(Required task) Reproduce, character for character, the lines below from the first through the one with "import matplotlib.pyplot as plt". Leave pictures out.

(Data extract)

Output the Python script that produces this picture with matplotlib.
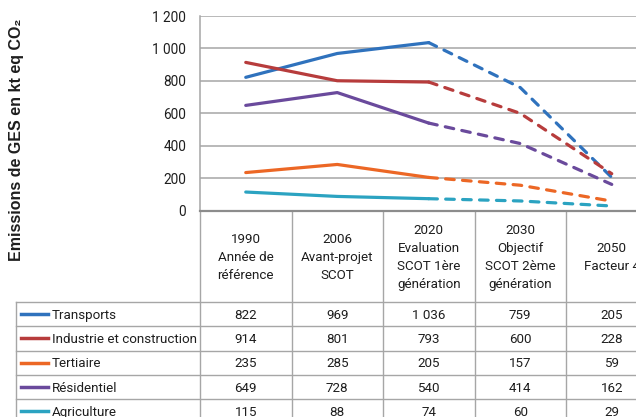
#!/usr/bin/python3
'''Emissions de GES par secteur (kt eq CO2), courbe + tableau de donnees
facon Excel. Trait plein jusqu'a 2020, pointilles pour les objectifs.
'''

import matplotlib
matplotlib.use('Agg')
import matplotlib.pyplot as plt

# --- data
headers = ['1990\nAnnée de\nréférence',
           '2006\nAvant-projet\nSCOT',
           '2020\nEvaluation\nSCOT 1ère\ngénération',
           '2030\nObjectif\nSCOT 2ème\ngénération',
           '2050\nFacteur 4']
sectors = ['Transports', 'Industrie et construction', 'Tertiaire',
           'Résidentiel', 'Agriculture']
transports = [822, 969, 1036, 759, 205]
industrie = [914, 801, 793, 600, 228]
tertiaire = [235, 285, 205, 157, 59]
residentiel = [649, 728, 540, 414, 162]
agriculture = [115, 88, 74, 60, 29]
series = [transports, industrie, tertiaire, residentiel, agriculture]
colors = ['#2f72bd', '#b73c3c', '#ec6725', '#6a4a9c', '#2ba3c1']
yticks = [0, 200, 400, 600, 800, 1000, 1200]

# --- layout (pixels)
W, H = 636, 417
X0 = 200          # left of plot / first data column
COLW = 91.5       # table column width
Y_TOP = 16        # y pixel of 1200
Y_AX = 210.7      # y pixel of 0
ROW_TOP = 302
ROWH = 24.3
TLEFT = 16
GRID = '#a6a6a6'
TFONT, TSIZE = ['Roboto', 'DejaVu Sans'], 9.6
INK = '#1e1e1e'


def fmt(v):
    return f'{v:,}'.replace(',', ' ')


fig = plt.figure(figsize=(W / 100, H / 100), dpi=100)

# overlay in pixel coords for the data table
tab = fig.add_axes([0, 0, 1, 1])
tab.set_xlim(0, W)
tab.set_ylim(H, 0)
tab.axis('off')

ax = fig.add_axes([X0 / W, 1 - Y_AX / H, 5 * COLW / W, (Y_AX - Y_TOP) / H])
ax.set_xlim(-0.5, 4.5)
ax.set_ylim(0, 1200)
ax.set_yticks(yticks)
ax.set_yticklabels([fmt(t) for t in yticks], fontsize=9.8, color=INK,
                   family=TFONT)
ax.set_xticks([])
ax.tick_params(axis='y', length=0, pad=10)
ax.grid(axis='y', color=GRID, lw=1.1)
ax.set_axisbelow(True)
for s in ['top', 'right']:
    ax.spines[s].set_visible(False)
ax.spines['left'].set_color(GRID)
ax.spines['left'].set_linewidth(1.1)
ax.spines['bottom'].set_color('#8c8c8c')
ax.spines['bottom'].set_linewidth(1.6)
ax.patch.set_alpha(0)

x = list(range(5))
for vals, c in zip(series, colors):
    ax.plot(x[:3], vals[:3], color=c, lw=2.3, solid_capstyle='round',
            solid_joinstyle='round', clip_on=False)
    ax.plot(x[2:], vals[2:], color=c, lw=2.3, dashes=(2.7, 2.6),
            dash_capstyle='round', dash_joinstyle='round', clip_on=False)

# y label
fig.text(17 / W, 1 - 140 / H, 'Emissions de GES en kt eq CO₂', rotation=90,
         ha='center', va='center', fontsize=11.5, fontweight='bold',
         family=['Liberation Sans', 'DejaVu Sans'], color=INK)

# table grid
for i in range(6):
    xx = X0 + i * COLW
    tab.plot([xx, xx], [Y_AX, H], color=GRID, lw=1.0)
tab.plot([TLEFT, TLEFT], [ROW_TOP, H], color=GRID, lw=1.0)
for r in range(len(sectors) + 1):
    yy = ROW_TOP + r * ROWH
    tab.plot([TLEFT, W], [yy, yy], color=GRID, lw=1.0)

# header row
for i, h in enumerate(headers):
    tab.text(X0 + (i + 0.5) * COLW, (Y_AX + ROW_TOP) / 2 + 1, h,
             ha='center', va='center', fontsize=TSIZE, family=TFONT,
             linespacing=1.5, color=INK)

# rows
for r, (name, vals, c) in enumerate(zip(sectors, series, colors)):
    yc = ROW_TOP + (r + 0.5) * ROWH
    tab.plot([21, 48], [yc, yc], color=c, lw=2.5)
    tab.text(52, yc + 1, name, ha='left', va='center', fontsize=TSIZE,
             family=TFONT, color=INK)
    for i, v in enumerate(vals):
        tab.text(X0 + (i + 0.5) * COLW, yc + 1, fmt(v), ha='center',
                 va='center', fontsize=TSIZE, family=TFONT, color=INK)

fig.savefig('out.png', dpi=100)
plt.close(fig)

(Response)
Output the Python script that produces this picture with matplotlib.
#!/usr/bin/python3
'''Emissions de GES par secteur (kt eq CO2), courbe + tableau de donnees
facon Excel. Trait plein jusqu'a 2020, pointilles pour les objectifs.
'''

import matplotlib
matplotlib.use('Agg')
import matplotlib.pyplot as plt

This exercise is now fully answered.